Seems just like more fodder for the players’ “take-it-one-game-at-a-time” mantra. “We may not have harped on [this game] as much as the media, but we definitely thought about it,” said ever philosophical offensive lineman Lomas Brown to Jockbeat after the game. “But win or lose, we can’t let the result of this game affect our focus for the season. We just played our 10th game. We have six games to play that are crucial for determining us making the playoffs and our positioning.” In other words, with a 7-3 record and first place in the NFC East still in their possession, there’s plenty of time left to “prove it.”

Frozen Zone

Most hockey fans know that the Hockey Hall of Fame is in Toronto. But they might not realize that there’s a separate facility devoted to the game’s American stars and heritage: the U.S. Hockey Hall of Fame, located in the unlikely burg of Eveleth, Minnesota (pop. 4100). Jockbeat recently visited this fine institution while tooling around the North Star State.

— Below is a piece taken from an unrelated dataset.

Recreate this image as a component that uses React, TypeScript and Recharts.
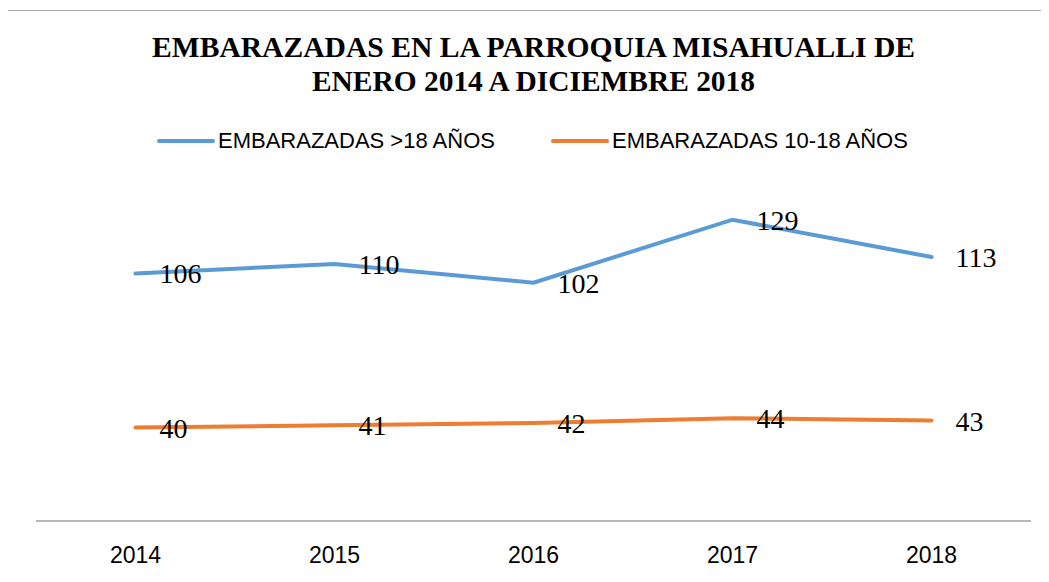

Established in 1973, the Hall currently has 103 enshrinees, including well-known NHL names like Rod Langway, Craig Patrick, and Robbie Ftorek, as well as more obscure historical figures such as Winthrop H. “Ding” Palmer (“the all-time leading goal scorer in the history of Yale University hockey”) and oddball choices like the late Peanuts creator Charles M. Schulz (a native Minnesotan and a lifelong hockey enthusiast).

In addition to the wall of inductee plaques, the Hall also features displays devoted to America’s rich Olympic hockey tradition, women’s hockey leagues, college hockey, vintage jerseys and skates, and so on. All in all, an impressive reminder that Canada never had a monopoly on the sport. But despite the attractive exhibits and attendant hockey hype (the Hall is located on Hat Trick Avenue, next door to an eatery called Lord Stanley’s Restaurant), there were no other visitors on the afternoon Jockbeat stopped by—the place was empty. Maybe everyone was checking out Eveleth’s other hockey-themed attraction: a massive downtown sculpture billed as the World’s Largest Hockey Stick. All of which proves that while Canada may have a more storied hockey tradition than we do, we totally kick their ass when it comes to roadside kitsch.